>>

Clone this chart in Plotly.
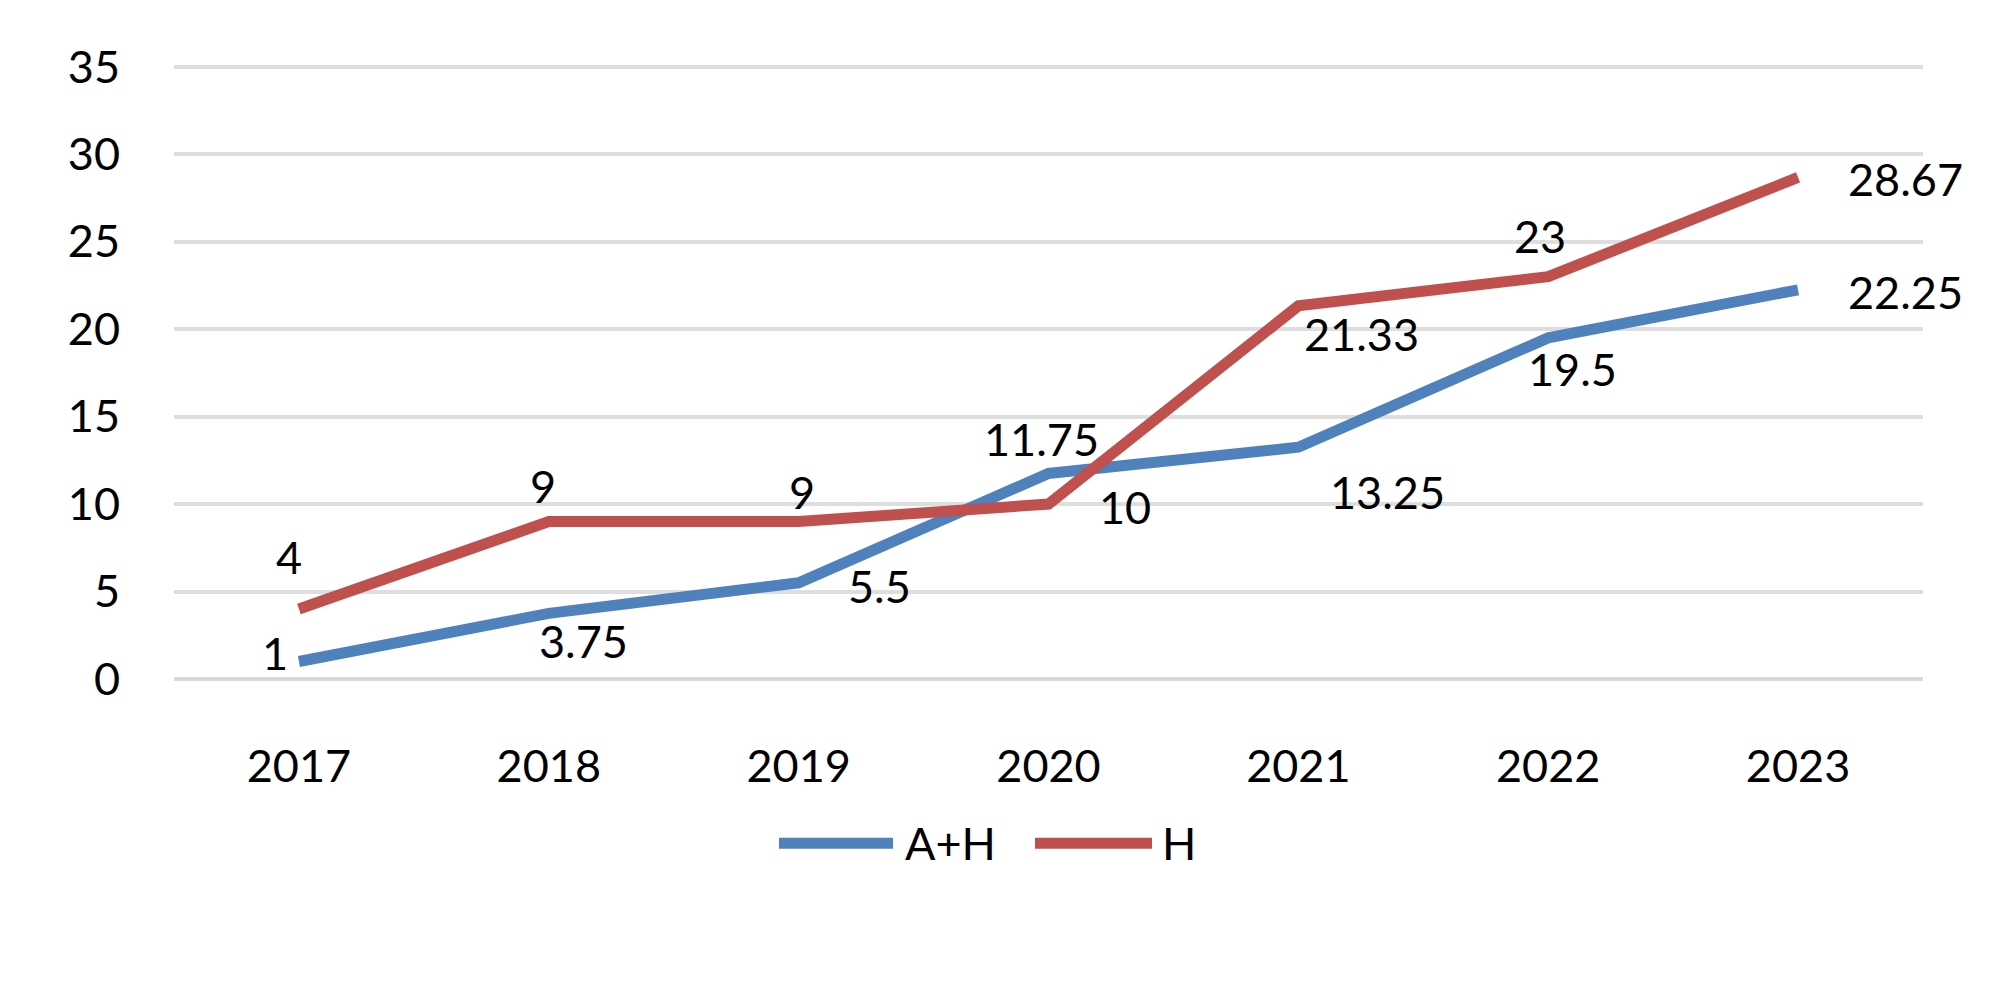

<<
>>

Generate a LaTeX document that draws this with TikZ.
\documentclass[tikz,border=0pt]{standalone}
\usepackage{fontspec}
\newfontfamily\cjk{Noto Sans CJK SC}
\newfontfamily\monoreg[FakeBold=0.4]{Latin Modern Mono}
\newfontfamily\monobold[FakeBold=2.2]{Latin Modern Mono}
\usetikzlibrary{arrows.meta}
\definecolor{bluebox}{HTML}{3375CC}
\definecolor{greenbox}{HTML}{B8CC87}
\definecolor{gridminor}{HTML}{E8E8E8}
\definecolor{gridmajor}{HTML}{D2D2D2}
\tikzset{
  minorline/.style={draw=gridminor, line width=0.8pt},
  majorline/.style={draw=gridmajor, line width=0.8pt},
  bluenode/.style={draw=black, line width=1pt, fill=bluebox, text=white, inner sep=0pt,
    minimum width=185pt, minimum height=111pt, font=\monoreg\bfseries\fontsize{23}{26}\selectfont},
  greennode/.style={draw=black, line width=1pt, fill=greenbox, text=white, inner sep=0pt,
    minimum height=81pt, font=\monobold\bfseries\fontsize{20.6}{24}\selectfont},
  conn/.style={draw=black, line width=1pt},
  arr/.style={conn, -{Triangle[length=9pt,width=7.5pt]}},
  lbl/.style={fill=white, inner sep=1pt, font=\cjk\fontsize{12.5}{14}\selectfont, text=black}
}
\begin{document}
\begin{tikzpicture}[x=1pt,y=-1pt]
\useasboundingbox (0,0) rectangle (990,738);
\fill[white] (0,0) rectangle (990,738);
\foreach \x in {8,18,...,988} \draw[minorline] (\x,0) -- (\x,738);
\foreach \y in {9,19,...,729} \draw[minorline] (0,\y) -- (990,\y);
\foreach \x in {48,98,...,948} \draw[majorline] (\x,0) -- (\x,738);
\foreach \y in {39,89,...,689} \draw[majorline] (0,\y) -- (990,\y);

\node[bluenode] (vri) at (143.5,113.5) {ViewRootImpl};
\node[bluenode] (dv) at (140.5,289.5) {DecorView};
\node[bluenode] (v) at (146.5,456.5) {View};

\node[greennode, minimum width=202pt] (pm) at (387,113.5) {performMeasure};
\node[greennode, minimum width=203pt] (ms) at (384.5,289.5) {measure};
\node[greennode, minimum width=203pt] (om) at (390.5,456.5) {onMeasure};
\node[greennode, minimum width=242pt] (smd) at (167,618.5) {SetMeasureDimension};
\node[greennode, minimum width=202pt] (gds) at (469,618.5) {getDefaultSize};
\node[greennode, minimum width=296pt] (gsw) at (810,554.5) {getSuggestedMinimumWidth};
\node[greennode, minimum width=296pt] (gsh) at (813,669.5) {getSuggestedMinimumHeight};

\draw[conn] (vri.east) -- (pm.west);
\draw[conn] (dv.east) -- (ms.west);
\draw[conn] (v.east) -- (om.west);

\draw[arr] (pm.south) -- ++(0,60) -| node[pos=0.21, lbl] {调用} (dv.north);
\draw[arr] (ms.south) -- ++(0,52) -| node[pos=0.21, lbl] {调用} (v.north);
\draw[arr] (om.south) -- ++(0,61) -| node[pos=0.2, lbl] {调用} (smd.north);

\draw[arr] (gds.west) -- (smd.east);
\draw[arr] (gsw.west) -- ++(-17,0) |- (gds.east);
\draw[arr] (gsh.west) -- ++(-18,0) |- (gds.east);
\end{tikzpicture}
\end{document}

<<

> YOUR TASK
Collect every line from the records above that contains the word "this".

> ANSWER TO THE TASK
Clone this chart in Plotly.
Generate a LaTeX document that draws this with TikZ.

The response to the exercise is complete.